The Time Traveler’s Wife
Posted on February 9, 2010 at 8:00 am
Books and movies are two very different modes of expression. Books tend to be more subjective and internal, focusing on what the author or characters think and feel. Movies are usually better at showing what happens. Even a hugely popular book about a deeply passionate romance like The Time Traveler’s Wife made with diligence and respect and starring beautiful people who are good actors, does not always produce a movie that lives up to the vision of the author and the readers.

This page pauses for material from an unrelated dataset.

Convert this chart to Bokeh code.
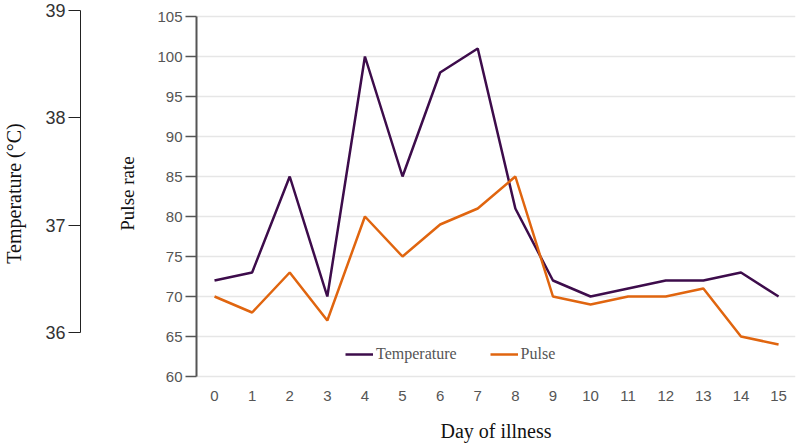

Henry (Eric Bana) has become an involuntary time traveler following a traumatic accident that killed his mother when he was a child. He has no control over when or where he goes, but a force he describes as being like gravity pulls him back over and over to places and interactions that are most meaningful to him. When a beautiful young woman named Clare (Rachel McAdams) asks him for help at the Newberry Library, he can tell from her expression that she knows his future self and he knows her past self, but at the moment he has no clue who she is, much less that they are in love with one another. The special challenges (disappearing and re-appearing) are painful, often life-threatening, and even the benefits (it can be very helpful to know what is going to happen) can be stressful. But like all great love affairs, the connection between Henry and Clare transcends time.
Like the book, the movie gets weaker as it becomes more convoluted and far-fetched in the last third of the story. Unlike the book, it does not have the evocative and graceful prose written by Audrey Niffenegger. The novel is very internal, and no matter how able Bana and McAdams are, the script gives them little to do to convey the book’s power other than gaze lovingly at each other. The movie eliminates many secondary characters and much of the conversation and interaction that makes us care whether Henry and Clare figure out a way to literally stay together. They seem to have no personality, no substance beyond those longing glances. By far the most interesting character in the movie does not even arrive until the last 20 minutes. As the storyline gets more preposterous (and, in the screening I attended, provoked some unintended laughter), a new character arrives to give the film more weight and honesty than anything that has gone before, making us wish we could go back in time to start the film with that story instead.